The New, Need-Driven Browser Choice Model
It used to be relatively easy for people to pick which browser to use, and one of the reasons that Microsoft's Internet Explorer still has dominant browser share is simpy that it came bundled with millions of copies of Windows on new computers. Firefox, more than any other browser of the last several years, made it a bit more complicated to decide on a browser. If you placed value on its extensions, which are hugely useful, it made more sense to use than Internet Explorer. Now, though, we're moving toward a browser landscape where you can't make a good decision on what to use without considering what you do online.
Web app performance is all well and good, but what about those oh-so-useful Firefox extensions? I know I can't get rid of Firefox because of them. From AdBlock Plus to iMacros, I'm just very used to how my favorite extensions work, and, in particular, I must have iMacros to streamline tasks I do every day.
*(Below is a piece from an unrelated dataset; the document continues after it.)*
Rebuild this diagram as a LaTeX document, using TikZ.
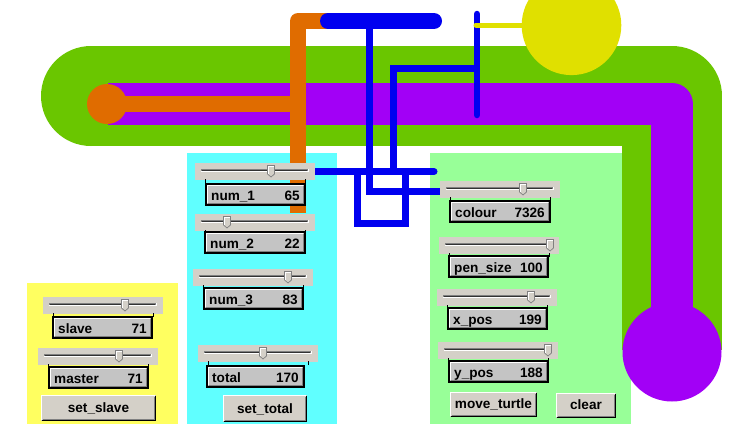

This is a case where performance isn't everything, and the particular tasks I perform dictate the fact that even if I use other browsers, which I do, I can't dump Firefox.
As far as pure performance goes, even there the decision-making process isn't all that simple anymore. Just take a gander at Lifehacker's recent arrays of benchmark tests involving popular browsers. The open source browsers, Firefox and Chrome, do very well in several tests but they don't win at everything. Internet Explorer wins at a speed test involving launching the browser when eight tabs are open. Opera wins at cold launches, but not all launches.
And that's the bottom line. The right response to someone who asks "which browser should I use?" is to ask what the person does online.